We chase the sun as we fly west. We fly into the light. I will spend this next month remembering my year and my experiences. I will think how they have helped me grow. I am thankful for the opportunity to have lived them. This will be my month of reflection. In looking back, possibly a clearer image of what lies ahead will form. Perhaps without internet, television, or telephone, the time in silence, prayer and contemplation will reveal the truths for which I have been searching. One thing is for sure, this is another step; one in a series that I could not have made without my friends by my side.

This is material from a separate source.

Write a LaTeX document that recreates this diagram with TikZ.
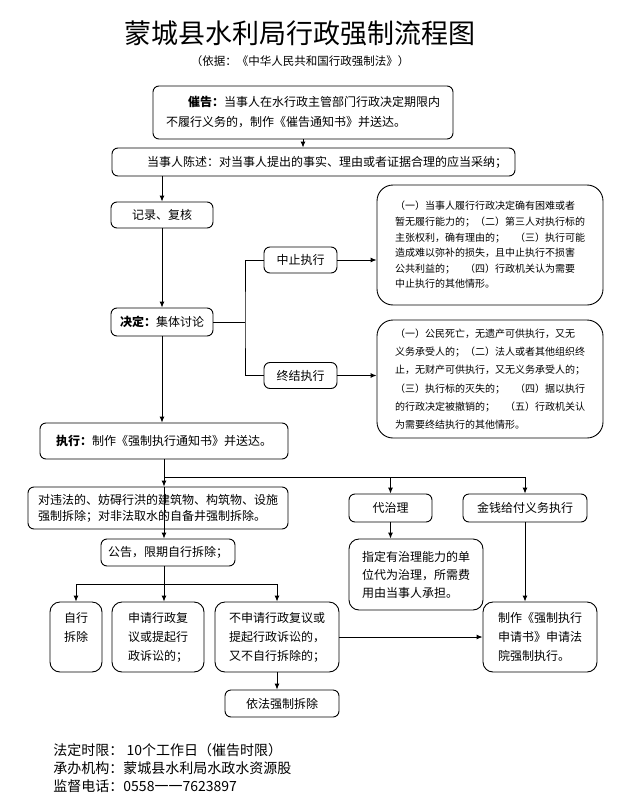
\documentclass[tikz,border=0pt]{standalone}
\usepackage{fontspec}
\setmainfont{Noto Sans CJK SC}
\usetikzlibrary{arrows.meta,positioning}

\begin{document}
\begin{tikzpicture}[x=1pt,y=-1pt,line width=0.9pt,
    >={Latex[length=6pt,width=5pt]},
    box/.style={draw,rounded corners=6pt,inner sep=2pt,align=left,font=\fontsize{12}{19}\selectfont},
    tallbox/.style={box,rounded corners=10pt},
    notebox/.style={draw,rounded corners=16pt,inner sep=2pt,align=left}]
    \useasboundingbox (0,0) rectangle (617,797);

    \node (T) at (300,33) {\fontsize{27}{27}\selectfont 蒙城县水利局行政强制流程图};
    \node (T1) at (300,61) {\fontsize{11.5}{12}\selectfont （依据：《中华人民共和国行政强制法》）};

    \node[box,minimum width=300pt,minimum height=53pt,font=\fontsize{12}{20}\selectfont] (CG) at (303,112.5)
        {\hspace*{22pt}\textbf{催告：}当事人在水行政主管部门行政决定期限内\\不履行义务的，制作《催告通知书》并送达。};
    \node[box,minimum width=403pt,minimum height=28pt,text width=395pt] (CS) at (313.5,162)
        {\hspace*{31pt}当事人陈述：对当事人提出的事实、理由或者证据合理的应当采纳；};

    \node[box,minimum width=102pt,minimum height=26pt] (JL) at (162,215) {记录、复核};
    \node[box,minimum width=102pt,minimum height=28pt] (JD) at (162,322) {\textbf{决定：}集体讨论};
    \node[box,minimum width=73pt,minimum height=26pt] (ZZ) at (300.5,260) {中止执行};
    \node[box,minimum width=73pt,minimum height=26pt] (ZJ) at (300.5,375.5) {终结执行};

    \node[notebox,minimum width=226pt,minimum height=120pt,font=\fontsize{10}{15.6}\selectfont] (N1) at (490,245)
        {（一）当事人履行行政决定确有困难或者\\暂无履行能力的；（二）第三人对执行标的\\主张权利，确有理由的；　（三）执行可能\\造成难以弥补的损失，且中止执行不损害\\公共利益的；　（四）行政机关认为需要\\中止执行的其他情形。};
    \node[notebox,minimum width=226pt,minimum height=118pt,font=\fontsize{10}{18.3}\selectfont] (N2) at (490,379)
        {（一）公民死亡，无遗产可供执行，又无\\义务承受人的；（二）法人或者其他组织终\\止，无财产可供执行，又无义务承受人的；\\（三）执行标的灭失的；　（四）据以执行\\的行政决定被撤销的；　（五）行政机关认\\为需要终结执行的其他情形。};

    \node[box,minimum width=248pt,minimum height=36pt] (ZX) at (164,441) {\textbf{执行：}制作《强制执行通知书》并送达。};

    \node[box,minimum width=260pt,minimum height=42pt,font=\fontsize{12}{16}\selectfont] (WF) at (158,508)
        {对违法的、妨碍行洪的建筑物、构筑物、设施\\强制拆除；对非法取水的自备井强制拆除。};
    \node[box,minimum width=83pt,minimum height=28pt] (DZ) at (390.5,508) {代治理};
    \node[box,minimum width=124pt,minimum height=28pt] (JQ) at (525,508) {金钱给付义务执行};
    \node[box,minimum width=134pt,minimum height=27pt] (GG) at (168,552.5) {公告，限期自行拆除；};
    \node[tallbox,minimum width=134pt,minimum height=71pt,font=\fontsize{12}{18}\selectfont] (ZD) at (416,574.5)
        {指定有治理能力的单\\位代为治理，所需费\\用由当事人承担。};

    \node[tallbox,minimum width=52pt,minimum height=70pt] (ZXC) at (76,637) {自行\\拆除\\\phantom{拆}};
    \node[tallbox,minimum width=92pt,minimum height=70pt] (SQ) at (158,637) {申请行政复\\议或提起行\\政诉讼的；};
    \node[tallbox,minimum width=124pt,minimum height=70pt] (BSQ) at (277,637) {不申请行政复议或\\提起行政诉讼的，\\又不自行拆除的；};
    \node[tallbox,minimum width=114pt,minimum height=70pt] (SQS) at (540,637) {制作《强制执行\\申请书》申请法\\院强制执行。};
    \node[box,minimum width=114pt,minimum height=27pt] (YF) at (282,703.5) {依法强制拆除};

    \node[right,inner sep=0pt] (F1) at (53,750) {\fontsize{14}{14}\selectfont 法定时限：\ 10个工作日（催告时限）};
    \node[right,inner sep=0pt] (F2) at (53,768) {\fontsize{14}{14}\selectfont 承办机构：蒙城县水利局水政水资源股};
    \node[right,inner sep=0pt] (F3) at (53,786) {\fontsize{14}{14}\selectfont 监督电话：0558一一7623897};

    % connectors
    \coordinate (BR) at (245,322);
    \coordinate (J1) at (164,477);
    \coordinate (J2) at (164,584);
    \draw[->] (CG.south) -- (CG.south |- CS.north);
    \draw[->] (JL.north |- CS.south) -- (JL.north);
    \draw[->] (JL.south) -- (JD.north);
    \draw (JD.east) -- (BR);
    \draw (ZZ.west) -| (BR) |- (ZJ.west);
    \draw[->] (ZZ.east) -- (ZZ.east -| N1.west);
    \draw[->] (ZJ.east) -- (ZJ.east -| N2.west);
    \draw[->] (JD.south) -- (JD.south |- ZX.north);
    \draw (ZX.south) -- (J1);
    \draw[->] (J1) -- (J1 |- WF.north);
    \draw[->] (J1 |- WF.north) -- (J1 |- GG.north);
    \draw[->] (J1) -| (DZ.north);
    \draw[->] (J1) -| (JQ.north);
    \draw[->] (DZ.south) -- (DZ.south |- ZD.north);
    \draw[->] (JQ.south) -- (JQ.south |- SQS.north);
    \draw (J2 |- GG.south) -- (J2);
    \draw[->] (J2) -| (ZXC.north);
    \draw[->] (J2) -- (J2 |- SQ.north);
    \draw[->] (J2) -| (BSQ.north);
    \draw[->] (BSQ.east) -- (SQS.west);
    \draw[->] (BSQ.south) -- (BSQ.south |- YF.north);
\end{tikzpicture}
\end{document}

We have left Alaska and the boundaries of the United States behind. There are many hours of water yet to traverse. The fear has once again been subjugated by the excitement of an adventure. The clouds are forming into solid billowy shapes again. I think I will get up from my row and see who I can meet. We are all flying this moment together, in the same direction, and to the same destination. Japan, here we come on our way to wherever. Let us all be blessed on our travels, wherever we are lead.